[高压灭菌器对R相旋转器械表面微观结构及循环疲劳抗力的影响]

[Effect of autoclave on surface microstructure and cyclic fatigue resistance of R-phase rotary instruments].

作者信息

Yang Y J, Hou B X, Hou X M

机构信息

Department of Endodontics, Capital Medical University School of Stomatology, Beijing 100050, China.

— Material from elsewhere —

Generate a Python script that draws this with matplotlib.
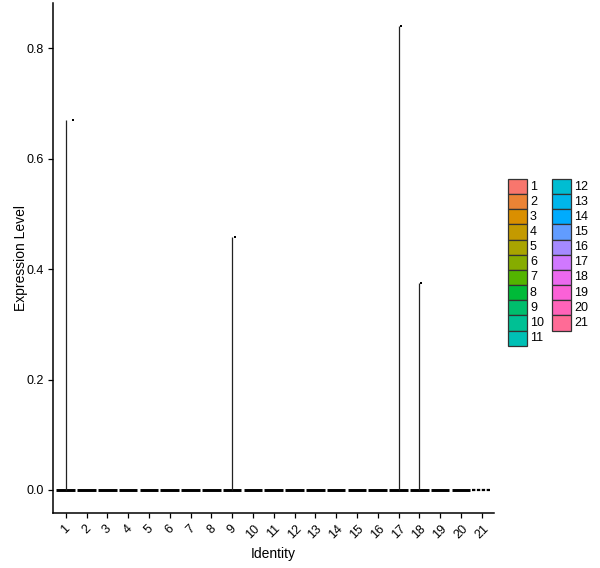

Second Clinical Division, Peking University School and Hospital of Stomatology & National Clinical Research Center for Oral Diseases & National Engineering Laboratory for Digital and Material Technology of Stomatology & Beijing Key Laboratory of Digital Stomatology, Beijing 100101, China.

出版信息

Beijing Da Xue Xue Bao Yi Xue Ban. 2018 Oct 18;50(5):882-886.

PMID:30337752

Abstract

OBJECTIVE

To compare the effects of autoclave on surface microstructure and cyclic fatigue resistance of K3XF and K3.

METHODS

Forty-eight size 25, 0.06 taper 25 mm-long K3XF or K3 were randomly divided into 4 groups (n=12). The instruments from group 1 were not autoclaved, and the groups 2 to 4 underwent autoclave for 10 cycles, 20 cycles, and 30 cycles, respectively. The surface microstructure of two instruments randomly selected from each group was observed using scanning electron microscope (SEM). The remaining 10 instruments were submitted to the cyclic fatigue test by using a simulated metal root canal with curvature of 60° and radius 3.5 mm. The time till fracture was recorded, the number of cyclic fatigue (NCF) calculated, the fragment length evaluated, and the topographic features were analyzed using SEM. The data were analyzed using the two-way ANOVA analysis by SAS 9.3 software at a significance level of P<0.05.

RESULTS

SEM observation identified rough features on the surface of K3XF with micropores existing evenly. K3 was characterized by machining grooves, which located specifically in the flute, leaving a smooth cutting edge. After autoclave, SEM observation indicated that the micropores in the surface of K3XF became larger and more, whereas the machining grooves in the surface of K3 were squeezed, out of shape and flaking. As far as the NCF was concerned, new K3XF was 210±59, and no significant difference was found after 10, 20, and 30 cycles of autoclave for K3XF, values being 178±37, 208±48, and 227±43, respectively (P>0.05). For K3, the new one was 145±38, and no significant difference in NCF was demonstrated after 10 and 20 cycles of autoclave, with the values of 128±43 and 124±46, respectively (P>0.05). However, after 30 cycles of autoclave of K3, significant increase to 216±38 was identified (P<0.05). Topographic features demonstrated typical cyclic fatigue for all the groups.

CONCLUSION

The surface roughness of K3XF was increased after autoclave, while the cyclic resistance remained stable after up to 30 cycles.

摘要

目的

比较高压蒸汽灭菌对K3XF和K3器械表面微观结构及循环疲劳抗力的影响。

方法

将48支尺寸为25、锥度0.06、长度25mm的K3XF或K3器械随机分为4组（每组n = 12）。第1组器械不进行高压蒸汽灭菌，第2至4组分别进行10次、20次和30次高压蒸汽灭菌循环。使用扫描电子显微镜（SEM）观察从每组中随机选取的2支器械的表面微观结构。其余10支器械通过使用曲率为60°、半径为3.5mm的模拟金属根管进行循环疲劳测试。记录直至断裂的时间，计算循环疲劳次数（NCF），评估碎片长度，并使用SEM分析形貌特征。使用SAS 9.3软件进行双向方差分析，显著性水平为P<0.05。

结果

SEM观察发现K3XF表面有粗糙特征，微孔均匀分布。K3的特征是加工槽，具体位于凹槽中，切削刃光滑。高压蒸汽灭菌后，SEM观察表明K3XF表面的微孔变得更大、更多，而K3表面的加工槽被挤压、变形和剥落。就NCF而言，新的K3XF为210±59，K3XF经过10次、20次和30次高压蒸汽灭菌循环后未发现显著差异，其值分别为178±37、208±48和227±43（P>0.05）。对于K3，新器械为145±38，K3经过10次和20次高压蒸汽灭菌循环后，NCF无显著差异，其值分别为128±43和124±46（P>0.05）。然而，K3经过30次高压蒸汽灭菌循环后，显著增加至216±38（P<0.05）。形貌特征显示所有组均出现典型的循环疲劳。